On Saturday, January 31, its “Rally for Change” drew over 150,000 supporters to Madrid from all over the country, and its support in the polls now surpasses that of the Socialists, who have governed Spain for 22 of the 33 years since re restoration of free elections. And its apparent support comes a very close second to that of the currently governing conservatives, the Partido Popular. But there is no assurance that Podemos will still be up front by December elections. Both the Socialists and Izquierda Unida are expecting many of the new adherents of Podemos to tire of the lack of ideological definition and return to the traditional left. Or possible to split off into subgroups, with slightly different names as is happening now, with competing slates of Podemos candidates in primaries for local elections in Madrid and elsewhere.
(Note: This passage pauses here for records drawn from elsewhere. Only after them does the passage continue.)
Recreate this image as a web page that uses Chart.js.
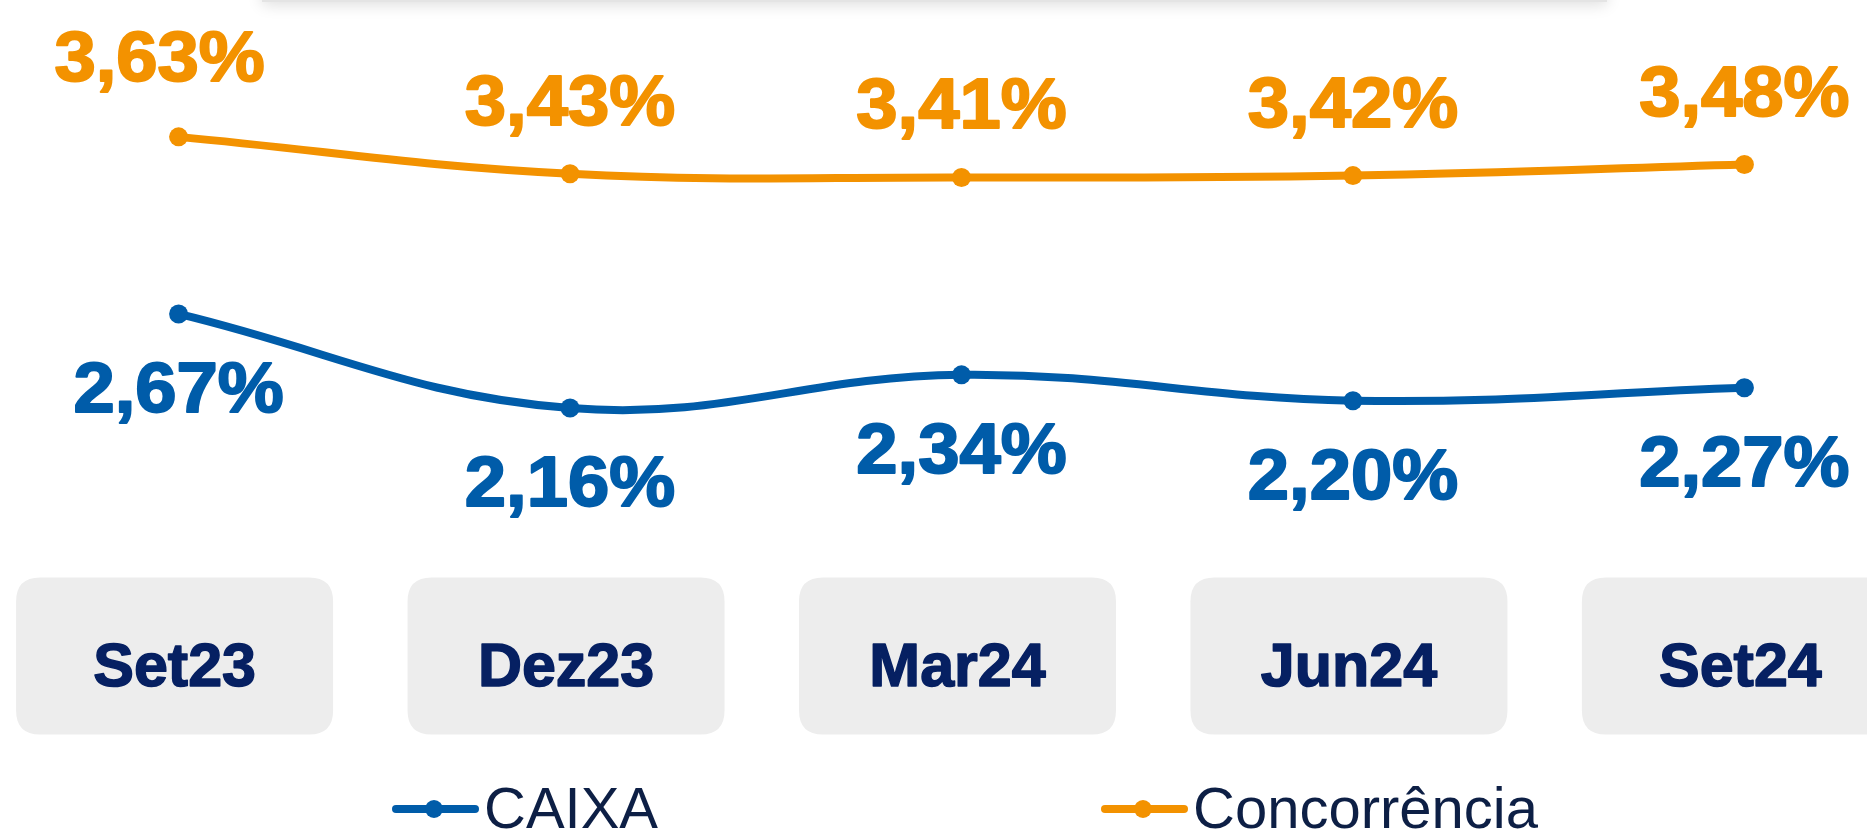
<!DOCTYPE html>
<html>
<head>
<meta charset="utf-8">
<script src="https://cdn.jsdelivr.net/npm/chart.js@4/dist/chart.umd.min.js"></script>
<style>
  html, body { margin: 0; padding: 0; background: #ffffff; overflow: hidden; }
  #wrap { position: relative; width: 1867px; height: 833px; }
  #topcard { position: absolute; left: 262px; top: -60px; width: 1345px; height: 62px;
             background: #e4e4e4; box-shadow: 0 3px 14px rgba(0,0,0,0.13); z-index: 2; }
  canvas { position: absolute; left: 0; top: 0; }
</style>
</head>
<body>
<div id="wrap">
  <div id="topcard"></div>
  <canvas id="c" width="1867" height="833"></canvas>
</div>
<script>
// ---- data ----
const categories = ['Set23', 'Dez23', 'Mar24', 'Jun24', 'Set24'];
const caixa = [2.67, 2.16, 2.34, 2.20, 2.27];
const concorrencia = [3.63, 3.43, 3.41, 3.42, 3.48];
const seriesNames = ['CAIXA', 'Concorrência'];

// ---- styles ----
const BLUE = '#005CA9';
const ORANGE = '#F39200';
const NAVY = '#062062';
const LEGEND_NAVY = '#0D1F45';

function fmt(v) { return v.toFixed(2).replace('.', ',') + '%'; }

function heavyText(ctx, text, x, y, color, sx, stroke) {
  ctx.save();
  ctx.translate(x, y);
  ctx.scale(sx, 1);
  ctx.fillStyle = color;
  ctx.strokeStyle = color;
  ctx.lineWidth = stroke;
  ctx.lineJoin = 'round';
  ctx.fillText(text, 0, 0);
  if (stroke > 0) ctx.strokeText(text, 0, 0);
  ctx.restore();
}

const valueLabels = {
  id: 'valueLabels',
  afterDatasetsDraw(chart) {
    const ctx = chart.ctx;
    ctx.save();
    ctx.font = 'bold 70px "Liberation Sans", Arial, sans-serif';
    ctx.textAlign = 'center';
    ctx.textBaseline = 'alphabetic';
    chart.data.datasets.forEach((ds, di) => {
      const meta = chart.getDatasetMeta(di);
      const o = ds.labelOffset;
      meta.data.forEach((pt, i) => {
        const extra = (ds.labelAdjust && ds.labelAdjust[i]) || [0, 0];
        heavyText(ctx, fmt(ds.data[i]), pt.x + extra[0], pt.y + o + extra[1], ds.borderColor, 1.06, 2);
      });
    });
    ctx.restore();
  }
};

function roundRect(ctx, x, y, w, h, r) {
  ctx.beginPath();
  ctx.moveTo(x + r, y);
  ctx.lineTo(x + w - r, y);
  ctx.quadraticCurveTo(x + w, y, x + w, y + r);
  ctx.lineTo(x + w, y + h - r);
  ctx.quadraticCurveTo(x + w, y + h, x + w - r, y + h);
  ctx.lineTo(x + r, y + h);
  ctx.quadraticCurveTo(x, y + h, x, y + h - r);
  ctx.lineTo(x, y + r);
  ctx.quadraticCurveTo(x, y, x + r, y);
  ctx.closePath();
}

const categoryBoxes = {
  id: 'categoryBoxes',
  beforeDatasetsDraw(chart) {
    const ctx = chart.ctx;
    const xs = chart.scales.x;
    ctx.save();
    chart.data.labels.forEach((lab, i) => {
      const cx = xs.getPixelForValue(i) - 4;
      const w = 317, h = 157, top = 577.5;
      ctx.fillStyle = '#EDEDED';
      roundRect(ctx, cx - w / 2, top, w, h, 24);
      ctx.fill();
      ctx.font = 'bold 61px "Liberation Sans", Arial, sans-serif';
      ctx.textAlign = 'center';
      ctx.textBaseline = 'alphabetic';
      heavyText(ctx, lab, cx, 686, NAVY, 1.0, 1.5);
    });
    ctx.restore();
  }
};

const customLegend = {
  id: 'customLegend',
  afterDraw(chart) {
    const ctx = chart.ctx;
    const items = [
      { x: 392, ds: chart.data.datasets[0] },
      { x: 1101, ds: chart.data.datasets[1] }
    ];
    ctx.save();
    items.forEach(it => {
      const y = 809;
      ctx.strokeStyle = it.ds.borderColor;
      ctx.lineWidth = 8;
      ctx.lineCap = 'round';
      ctx.beginPath();
      ctx.moveTo(it.x + 4, y);
      ctx.lineTo(it.x + 83, y);
      ctx.stroke();
      ctx.fillStyle = it.ds.borderColor;
      ctx.beginPath();
      ctx.arc(it.x + 42, y, 9, 0, Math.PI * 2);
      ctx.fill();
      ctx.fillStyle = LEGEND_NAVY;
      ctx.font = '58px "Liberation Sans", Arial, sans-serif';
      ctx.textAlign = 'left';
      ctx.textBaseline = 'alphabetic';
      ctx.fillText(it.ds.label, it.x + 92, 828);
    });
    ctx.restore();
  }
};

new Chart(document.getElementById('c'), {
  type: 'line',
  data: {
    labels: categories,
    datasets: [
      {
        label: seriesNames[0],
        data: caixa,
        borderColor: BLUE,
        backgroundColor: BLUE,
        pointBackgroundColor: BLUE,
        borderWidth: 8,
        pointRadius: 9.5,
        pointBorderWidth: 0,
        tension: 0.4,
        clip: false,
        labelOffset: 98
      },
      {
        label: seriesNames[1],
        data: concorrencia,
        borderColor: ORANGE,
        backgroundColor: ORANGE,
        pointBackgroundColor: ORANGE,
        borderWidth: 8,
        pointRadius: 9.5,
        pointBorderWidth: 0,
        tension: 0.4,
        clip: false,
        labelOffset: -49,
        labelAdjust: [[-19, -7]]
      }
    ]
  },
  options: {
    responsive: false,
    animation: false,
    devicePixelRatio: 1,
    layout: { padding: { left: 178.6, right: 122.6, top: 105.5, bottom: 395.4 } },
    plugins: { legend: { display: false }, tooltip: { enabled: false } },
    scales: {
      x: { display: false },
      y: { display: false, min: 2.0, max: 3.8 }
    }
  },
  plugins: [categoryBoxes, valueLabels, customLegend]
});
</script>
</body>
</html>
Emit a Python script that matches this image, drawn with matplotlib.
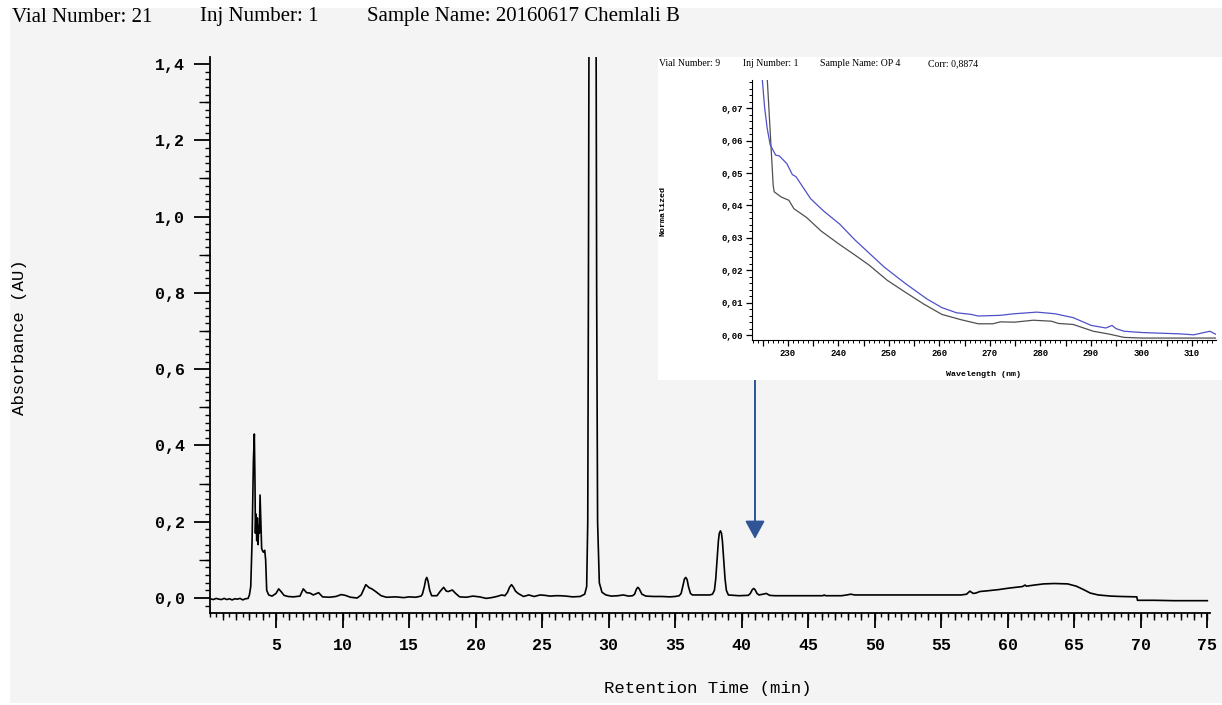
import numpy as np
import matplotlib.pyplot as plt
from matplotlib.ticker import MultipleLocator, FuncFormatter
from matplotlib.patches import Rectangle

# chromatogram trace (retention time in min, absorbance in AU)
rt = [0.05, 0.3, 0.5, 0.7, 0.9, 1.1, 1.3, 1.5, 1.7, 1.9, 2.1, 2.3, 2.5, 2.7, 2.9,
      3.0, 3.1, 3.2, 3.3, 3.37, 3.42, 3.45, 3.5, 3.55, 3.6, 3.65, 3.7, 3.75, 3.8,
      3.86, 3.92, 3.97, 4.05, 4.15, 4.22, 4.3, 4.45, 4.7, 5.0, 5.2, 5.4, 5.6, 5.9,
      6.3, 6.8, 7.05, 7.3, 7.55, 7.8, 8.2, 8.5, 9.0, 9.5, 9.9, 10.2, 10.6, 11.1,
      11.4, 11.75, 12.0, 12.2, 12.45, 12.6, 12.9, 13.3, 14.0, 14.6, 15.0, 15.5,
      15.9, 16.0, 16.15, 16.25, 16.33, 16.42, 16.55, 16.7, 17.1, 17.35, 17.6,
      17.8, 17.95, 18.25, 18.5, 18.8, 19.3, 19.8, 20.3, 20.8, 21.2, 21.6, 21.97,
      22.2, 22.4, 22.55, 22.7, 22.85, 23.0, 23.2, 23.6, 24.0, 24.4, 24.85, 25.2,
      25.6, 26.0, 26.35, 26.8, 27.3, 27.86, 28.2, 28.35, 28.43, 28.48, 28.53,
      28.8, 29.05, 29.1, 29.17, 29.3, 29.5, 29.8, 30.2, 30.7, 31.1, 31.5, 31.8,
      31.95, 32.1, 32.2, 32.3, 32.5, 32.8, 33.4, 34.0, 34.6, 35.0, 35.3, 35.45,
      35.6, 35.7, 35.8, 35.9, 36.0, 36.15, 36.3, 37.0, 37.6, 37.8, 37.95, 38.05,
      38.15, 38.25, 38.32, 38.4, 38.48, 38.55, 38.65, 38.75, 38.85, 39.0, 39.8,
      40.5, 40.65, 40.8, 40.9, 41.0, 41.15, 41.3, 41.6, 41.85, 42.1, 42.5, 43.5,
      44.5, 45.5, 46.1, 46.2, 46.3, 47.5, 47.9, 48.2, 48.5, 49.5, 51.0, 52.5,
      54.0, 55.5, 56.5, 56.9, 57.15, 57.4, 57.6, 57.9, 58.5, 59.3, 60.1, 60.8,
      61.1, 61.3, 61.4, 62.0, 62.7, 63.5, 64.5, 65.15, 65.7, 66.2, 66.8, 67.75,
      68.5, 69.7, 69.75, 71.0, 72.5, 74.0, 75.0]
absorb = [-0.002, -0.004, -0.001, -0.003, -0.004, -0.001, -0.004, -0.002, -0.005,
          -0.002, -0.003, -0.001, -0.005, -0.002, -0.001,
          0.008, 0.03, 0.15, 0.36, 0.43, 0.30, 0.17, 0.22, 0.15, 0.21, 0.14, 0.19,
          0.17, 0.27, 0.20, 0.13, 0.125, 0.12, 0.125, 0.10, 0.02, 0.008, 0.005,
          0.012, 0.024, 0.016, 0.007, 0.004, 0.003, 0.005, 0.024, 0.014, 0.013,
          0.008, 0.014, 0.003, 0.002, 0.004, 0.009, 0.007, 0.002, 0.0, 0.008,
          0.035, 0.027, 0.024, 0.018, 0.014, 0.006, 0.002, 0.003, 0.001, 0.003,
          0.002, 0.005, 0.01, 0.03, 0.048, 0.054, 0.045, 0.02, 0.006, 0.006, 0.018,
          0.028, 0.018, 0.017, 0.021, 0.012, 0.003, 0.002, 0.005, 0.003, -0.001,
          0.001, 0.004, 0.008, 0.006, 0.015, 0.028, 0.035, 0.028, 0.018, 0.012,
          0.004, 0.008, 0.004, 0.008, 0.007, 0.005, 0.006, 0.006, 0.005, 0.003,
          0.004, 0.01, 0.03, 0.2, 0.8, 1.6, 3.2, 1.6, 0.8, 0.2, 0.04, 0.015, 0.008,
          0.005, 0.006, 0.008, 0.005, 0.006, 0.01, 0.024, 0.028, 0.024, 0.01,
          0.005, 0.004, 0.004, 0.003, 0.004, 0.006, 0.012, 0.035, 0.05, 0.054,
          0.048, 0.03, 0.012, 0.008, 0.008, 0.008, 0.01, 0.02, 0.05, 0.1, 0.15,
          0.17, 0.176, 0.17, 0.15, 0.1, 0.05, 0.02, 0.008, 0.006, 0.007, 0.012,
          0.022, 0.025, 0.022, 0.012, 0.008, 0.01, 0.012, 0.007, 0.006, 0.006,
          0.006, 0.006, 0.006, 0.008, 0.006, 0.006, 0.008, 0.01, 0.008, 0.008,
          0.008, 0.008, 0.008, 0.008, 0.008, 0.01, 0.018, 0.012, 0.013, 0.017,
          0.019, 0.022, 0.026, 0.029, 0.03, 0.034, 0.031, 0.034, 0.037, 0.038,
          0.037, 0.031, 0.022, 0.013, 0.008, 0.005, 0.004, 0.003, -0.006, -0.006,
          -0.007, -0.007, -0.007]

# inset UV spectra (wavelength in nm, normalized)
wl_blue = [224.9, 225.4, 225.9, 226.5, 227.6, 228.3, 229.8, 230.9, 231.6, 234.5,
           237.0, 240.3, 243.2, 246.1, 249.0, 253.3, 257.6, 260.5, 263.4, 266.3,
           267.7, 272.0, 274.9, 279.3, 282.9, 286.5, 290.1, 293.0, 294.2, 295.0,
           296.6, 300.2, 303.8, 307.5, 310.4, 313.6, 314.7]
norm_blue = [0.0796, 0.0702, 0.0639, 0.0587, 0.0555, 0.0553, 0.0529, 0.0495, 0.0489,
             0.0421, 0.0384, 0.0342, 0.0295, 0.0253, 0.0211, 0.0159, 0.0111, 0.0085,
             0.0069, 0.0064, 0.0059, 0.0061, 0.0066, 0.0071, 0.0066, 0.0054, 0.0030,
             0.0022, 0.0030, 0.0020, 0.0012, 0.0008, 0.0006, 0.0004, 0.0001, 0.0012,
             0.0003]
wl_grey = [225.9, 227.1, 227.3, 228.7, 230.2, 231.2, 233.7, 236.6, 240.3, 243.2,
           246.1, 249.7, 253.3, 256.9, 260.5, 264.2, 267.7, 270.6, 272.1, 274.9,
           278.6, 282.2, 283.6, 286.5, 290.5, 293.7, 296.6, 300.2, 314.7]
norm_grey = [0.0796, 0.0461, 0.0442, 0.0426, 0.0416, 0.0390, 0.0363, 0.0321, 0.0279,
             0.0248, 0.0216, 0.0169, 0.0132, 0.0096, 0.0064, 0.0048, 0.0035, 0.0035,
             0.0041, 0.0040, 0.0046, 0.0043, 0.0036, 0.0033, 0.0012, 0.0003, -0.0007,
             -0.0009, -0.0009]

arrow_rt = 41.0

W, H = 1222, 705
mono = 'Liberation Mono'
serif = 'Liberation Serif'
comma1 = FuncFormatter(lambda v, p: f"{v:.1f}".replace('.', ','))
comma2 = FuncFormatter(lambda v, p: f"{v:.2f}".replace('.', ','))

fig = plt.figure(figsize=(W / 100, H / 100), dpi=100, facecolor='white')
fig.patches.append(Rectangle((10 / W, 2 / H), 1 - 10 / W, 1 - 10 / H,
                             transform=fig.transFigure, facecolor='#f4f4f4',
                             edgecolor='none', zorder=-10))

# main chromatogram
ax = fig.add_axes([209.5 / W, 1 - 613 / H, 1000.5 / W, 556 / H])
ax.set_facecolor('none')
ax.plot(rt, absorb, color='black', lw=1.2)
ax.set_xlim(0, 75.2)
ax.set_ylim(-0.0393, 1.4184)
for s in ['top', 'right']:
    ax.spines[s].set_visible(False)
for s in ['left', 'bottom']:
    ax.spines[s].set_linewidth(1.3)

ax.set_xticks(np.arange(5, 76, 5))
ax.xaxis.set_minor_locator(MultipleLocator(0.5))
ax.set_yticks(np.arange(0, 1.41, 0.2))
ax.yaxis.set_major_formatter(comma1)
ax.yaxis.set_minor_locator(MultipleLocator(0.02))
ax.tick_params(axis='x', which='major', length=11, width=1.3, pad=7)
ax.tick_params(axis='x', which='minor', length=3, width=1.0)
ax.tick_params(axis='y', which='major', length=11.5, width=1.3, pad=6)
ax.tick_params(axis='y', which='minor', length=3.6, width=1.0)
for lab in ax.get_xticklabels() + ax.get_yticklabels():
    lab.set_fontfamily(mono)
    lab.set_fontweight('bold')
    lab.set_fontsize(12)

secx = ax.secondary_xaxis('bottom')
secx.set_xticks(np.arange(1, 76, 1))
secx.tick_params(length=5, width=1.0, labelbottom=False)
secx.spines['bottom'].set_visible(False)
secy = ax.secondary_yaxis('left')
secy.set_yticks(np.arange(0.1, 1.41, 0.2))
secy.tick_params(length=8, width=1.0, labelleft=False)
secy.spines['left'].set_visible(False)

ax.annotate('', xy=(arrow_rt, 0.155), xytext=(arrow_rt, 0.577),
            arrowprops=dict(arrowstyle='-|>,head_length=1.1,head_width=0.6',
                            mutation_scale=10, color='#2f5597', lw=1.4,
                            shrinkA=0, shrinkB=0))

fig.text(20 / W, 1 - 337 / H, 'Absorbance (AU)', rotation=90, ha='center',
         va='center', fontfamily=mono, fontsize=12.5)
fig.text(708 / W, 1 - 688 / H, 'Retention Time (min)', ha='center', va='center',
         fontfamily=mono, fontsize=12.5)

fig.text(12 / W, 1 - 17 / H, 'Vial Number: 21', ha='left', va='center',
         fontfamily=serif, fontsize=15)
fig.text(200 / W, 1 - 17 / H, 'Inj Number: 1', ha='left', va='center',
         fontfamily=serif, fontsize=15)
fig.text(367 / W, 1 - 17 / H, 'Sample Name: 20160617 Chemlali B', ha='left',
         va='center', fontfamily=serif, fontsize=15)

# inset spectrum box
box = fig.add_axes([658 / W, 1 - 380 / H, 564 / W, 323 / H])
box.set_facecolor('white')
box.set_xticks([])
box.set_yticks([])
for s in box.spines.values():
    s.set_visible(False)

ins = fig.add_axes([752 / W, 1 - 340 / H, 464 / W, 260 / H])
ins.set_facecolor('white')
ins.plot(wl_grey, norm_grey, color='#505050', lw=0.9)
ins.plot(wl_blue, norm_blue, color='#5050c8', lw=0.9)
ins.set_xlim(222.9, 314.8)
ins.set_ylim(-0.0015, 0.0787)
for s in ['top', 'right']:
    ins.spines[s].set_visible(False)
ins.xaxis.set_major_locator(MultipleLocator(5))
ins.xaxis.set_major_formatter(FuncFormatter(
    lambda v, p: f"{v:.0f}" if round(v) % 10 == 0 else ''))
ins.xaxis.set_minor_locator(MultipleLocator(1))
ins.set_yticks(np.arange(0, 0.075, 0.01))
ins.yaxis.set_major_formatter(comma2)
ins.yaxis.set_minor_locator(MultipleLocator(0.002))
ins.tick_params(which='major', length=4.3, width=0.9, pad=2.5)
ins.tick_params(which='minor', length=2.2, width=0.7)
for lab in ins.get_xticklabels() + ins.get_yticklabels():
    lab.set_fontfamily(mono)
    lab.set_fontweight('bold')
    lab.set_fontsize(6.5)

fig.text(663 / W, 1 - 211 / H, 'Normalized', rotation=90, ha='center', va='center',
         fontfamily=mono, fontweight='bold', fontsize=6)
fig.text(984 / W, 1 - 375 / H, 'Wavelength (nm)', ha='center', va='center',
         fontfamily=mono, fontweight='bold', fontsize=6)
for x, t in [(659, 'Vial Number: 9'), (743, 'Inj Number: 1'),
             (820, 'Sample Name: OP 4'), (928, 'Corr: 0,8874')]:
    fig.text(x / W, 1 - 64 / H, t, ha='left', va='center', fontfamily=serif,
             fontsize=7)

fig.savefig('out.png', dpi=100, facecolor=fig.get_facecolor())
And besides the internal tensions inside this, as in every party, Podemos leaders are suffering ferocious attacks by their opponents, especially on the financial dealings of some of those UCM professors.

Nobody who knows history expects Podemos, or Syriza either, to fulfill all the expectations of its supporters. But each in its own way (obviously, conditions in Greece and Spain and the potential alliances in each are vastly different) is shaking to pieces the older Tweedledee and Tweedledum two-party systems. Which have more and more come to look like two faces of a single party, the one subservient to the big financial interests. And that has been a system that produces increasing inequality at such a rate that it is destroying itself, driving its own opposition.

Geoffrey Fox is a sociologist focusing on politics and social change. His books include Hispanic Nation: Culture, Politics, and the Constructing of Identity and other titles on Latin America. Website: http://geoffreyfox.com/.

Notes.

[1] To distinguish between people with similar names, Spaniards may append the second, maternal, surname; the Podemos leader’s full legal name is Pablo Iglesias Turrión, the PSOE founder was Pablo Iglesias Possé.